I received a text message from a colleague in ministry regarding judging the amount of Biblical support and relevance provided in a particular curriculum. They were concerned about the reviews of this curriculum discussing its “lack of Bible” and Biblical shallowness that doesn’t seemingly answer life’s tough questions. Let me say here that I love the Bible, I believe the Bible is God’s inerrant word and is the most important document we can use to teach our young people about the redemptive work of God through Jesus Christ in our lives and the world. The Bible is a tool to help us understand the love of God and His relationship with humanity throughout the ages of the world. With that said, how we use it becomes critical in helping the next generation build authentic faith.

What would happen if our next gen ministries read the Bible prioritizing the God behind the story? What if the Bible was used as a tool to help us learn and understand God’s love for us shown in His activity with and through us? How might the God behind the Bible make the Bible real for their lives now? As we look towards 2017, it is essential that we design children and youth ministry that focuses on the God of the Bible and the relevance of the Bible.

The Bible only matters in so much as the God behind the Bible matters. I have often heard people say “even Satan knows the Bible.” While this saying might be trite, there is a considerable amount of depth in it. Satan knows the Bible but his faith is not in the God of the Bible. We want the next generation to have faith in the God of the Bible. Faith is born out of a knowledge of and dependence on the love of God. The love of God that is so real to us that we believe in the God from which it originates. Then we read the Bible because we believe in the God behind the Bible.
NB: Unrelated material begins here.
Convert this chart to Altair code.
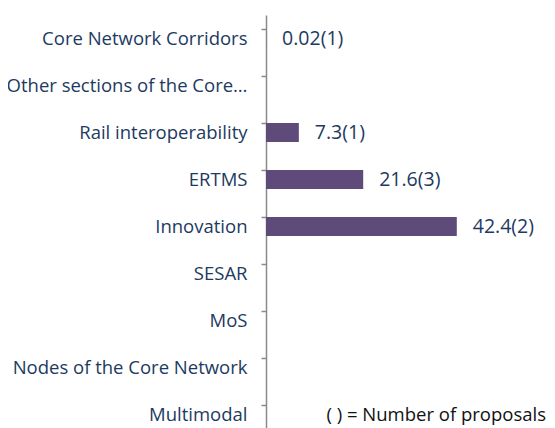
import altair as alt
import pandas as pd

categories = ["Core Network Corridors", "Other sections of the Core Network", "Rail interoperability",
              "ERTMS", "Innovation", "SESAR", "MoS", "Nodes of the Core Network", "Multimodal"]
values = [0.02, None, 7.3, 21.6, 42.4, None, None, None, None]
labels = ["0.02(1)", "", "7.3(1)", "21.6(3)", "42.4(2)", "", "", "", ""]
note = "( ) = Number of proposals"

df = pd.DataFrame({"cat": categories, "val": values, "lab": labels})
note_df = pd.DataFrame({"cat": ["Multimodal"], "txt": [note]})

FONT = "Open Sans"
NAVY = "#1d3a5f"

y = alt.Y("cat:N", sort=categories, title=None,
          scale=alt.Scale(paddingInner=0.6, paddingOuter=0.3),
          axis=alt.Axis(bandPosition=0, domainColor="#8a8a8a", tickColor="#8a8a8a",
                        tickSize=5, domainWidth=1.5, tickWidth=1.5,
                        labelFont=FONT, labelFontSize=18.5, labelColor=NAVY,
                        labelPadding=14, labelLimit=244, grid=False))

x = alt.X("val:Q", scale=alt.Scale(domain=[0, 60]), axis=None)

bars = alt.Chart(df).mark_bar(color="#5f4b7a", size=19).encode(x=x, y=y)
text = alt.Chart(df).mark_text(align="left", dx=16, font=FONT, fontSize=19.5, color=NAVY).encode(
    x=alt.X("val:Q", scale=alt.Scale(domain=[0, 60])), y=alt.Y("cat:N", sort=categories), text="lab:N")
foot = alt.Chart(note_df).mark_text(align="right", font=FONT, fontSize=18.5, color="#111111").encode(
    x=alt.value(280), y=alt.Y("cat:N", sort=categories), text="txt:N")

chart = alt.layer(bars, text, foot).properties(
    width=270, height=423,
    autosize=alt.AutoSizeParams(type="none"),
    padding={"top": 7, "left": 258, "right": 11, "bottom": 0},
).configure_view(stroke=None)

chart.save("out.html", embed_options={"renderer": "svg", "actions": False})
Our relationship with God makes the Bible, God’s word, matter in our daily lives. Our relationship with God makes us care about what the Bible says. When we disciple a generation to love God because God first loved them the Bible becomes more than a collection of stories. The Bible becomes a way to get to know God better and how His story connects with their story to give them a great life. We want God to matter! Then the tools of the Bible, prayer, worship, and church will be something they gladly do because it connects them to Him.

The Bible only matters in so much as they can use it now! The Bible has to make sense and what we teach from the Bible on Sunday has to be something they can use on Monday. While everything in the Bible matters, it is important that we focus on what matters now! And “what matters” is an idea that is relative to experience. In other words, the Bible “really only matters if is matters. Actually, it really only matters if it matters to them.”[1]

What matters for a three-year-old changes for a twelve-year-old and again for a sixteen-year-old. During those phases, our children and youth are dealing with real issues that must be addressed within our two-hour teaching time on Sunday morning. We have to be intentional about saying what matters. What we are teaching from the Bible has to have future impact and immediate relevance. It has to benefit them today! The more we can stick to passages that address their immediate needs and questions, the more they will use it and see the value in it. We want them to know the Bible is full of life for them now not passages to memorize for later.

We want our children and youth to love God. We want them to have a relationship with God right now. We want them to build their hope in God through Jesus Christ. And we want them to use the Bible to understand how the love of God and faith in Christ works! Let’s teach like that! Let’s select curriculum that helps us do that! Let’s plan events like that! And watch them experience a real God that brings the words of the Bible to life in the lives.

[1] Joiner, Reggie. 2016. "A New Kind of Leader." 75. Cumming: reThink Group.